• **Raw data**

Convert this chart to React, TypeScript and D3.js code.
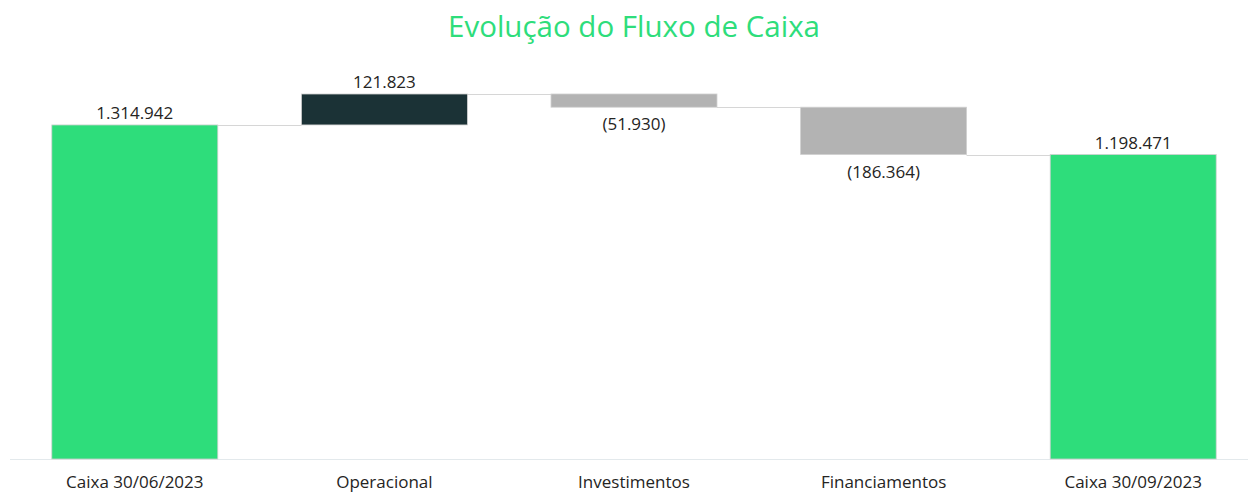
import React from "react";
import * as d3 from "d3";

const categories = ["Caixa 30/06/2023", "Operacional", "Investimentos", "Financiamentos", "Caixa 30/09/2023"];
const values = [1314942, 121823, -51930, -186364, 1198471];
const kinds = ["total", "delta", "delta", "delta", "total"];
const labels = ["1.314.942", "121.823", "(51.930)", "(186.364)", "1.198.471"];

const W = 1248;
const H = 493;

export default function App() {
  const x = d3.scaleBand<string>().domain(categories).range([10, 1258]).paddingInner(0.335).paddingOuter(0.1675);
  const y = d3.scaleLinear().domain([0, 1436765]).range([459, 94]);

  let running = 0;
  const bars = categories.map((c, i) => {
    let y0: number, y1: number;
    if (kinds[i] === "total") {
      y0 = 0; y1 = values[i]; running = values[i];
    } else {
      y0 = running; y1 = running + values[i]; running = y1;
    }
    return { c, i, y0, y1, end: running, v: values[i] };
  });

  const fill = (b: any) => (kinds[b.i] === "total" ? "#2edd7b" : b.v >= 0 ? "#1b3236" : "#b3b3b3");

  return (
    <svg width={W} height={H} style={{ position: "absolute", left: 0, top: 0, background: "#fff" }} fontFamily="'Open Sans', 'Noto Sans', sans-serif">
      <text x={634} y={37} textAnchor="middle" fontSize={29.5} fill="#2edd7b">Evolução do Fluxo de Caixa</text>
      <line x1={10} x2={W} y1={459.5} y2={459.5} stroke="#e3e9ec" strokeWidth={1} />
      {bars.slice(0, -1).map((b) => (
        <line key={"c" + b.i} x1={(x(b.c) as number) + x.bandwidth()} x2={x(categories[b.i + 1]) as number}
          y1={Math.round(y(b.end)) + 0.5} y2={Math.round(y(b.end)) + 0.5} stroke="#d6d6d6" strokeWidth={1} />
      ))}
      {bars.map((b) => {
        const top = y(Math.max(b.y0, b.y1));
        const bot = y(Math.min(b.y0, b.y1));
        return (
          <rect key={b.c} x={x(b.c)} y={top} width={x.bandwidth()} height={bot - top} fill={fill(b)} stroke="#d0d0d0" strokeWidth={0.8} />
        );
      })}
      {bars.map((b) => {
        const cx = (x(b.c) as number) + x.bandwidth() / 2;
        const pos = b.v >= 0;
        const ty = pos ? y(Math.max(b.y0, b.y1)) - 6 : y(Math.min(b.y0, b.y1)) + 23;
        return (
          <text key={"l" + b.c} x={cx} y={ty} textAnchor="middle" fontSize={17} fill="#252423">{labels[b.i]}</text>
        );
      })}
      {categories.map((c) => (
        <text key={"t" + c} x={(x(c) as number) + x.bandwidth() / 2} y={488} textAnchor="middle" fontSize={17} fill="#252423">{c}</text>
      ))}
    </svg>
  );
}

• **Exercise prompt**
Leave the pictures out and reproduce exactly the lines from the top of the listing above through the line with "const fill = (b: any)".

• **Solution to this task**
Convert this chart to React, TypeScript and D3.js code.
import React from "react";
import * as d3 from "d3";

const categories = ["Caixa 30/06/2023", "Operacional", "Investimentos", "Financiamentos", "Caixa 30/09/2023"];
const values = [1314942, 121823, -51930, -186364, 1198471];
const kinds = ["total", "delta", "delta", "delta", "total"];
const labels = ["1.314.942", "121.823", "(51.930)", "(186.364)", "1.198.471"];

const W = 1248;
const H = 493;

export default function App() {
  const x = d3.scaleBand<string>().domain(categories).range([10, 1258]).paddingInner(0.335).paddingOuter(0.1675);
  const y = d3.scaleLinear().domain([0, 1436765]).range([459, 94]);

  let running = 0;
  const bars = categories.map((c, i) => {
    let y0: number, y1: number;
    if (kinds[i] === "total") {
      y0 = 0; y1 = values[i]; running = values[i];
    } else {
      y0 = running; y1 = running + values[i]; running = y1;
    }
    return { c, i, y0, y1, end: running, v: values[i] };
  });

  const fill = (b: any) => (kinds[b.i] === "total" ? "#2edd7b" : b.v >= 0 ? "#1b3236" : "#b3b3b3");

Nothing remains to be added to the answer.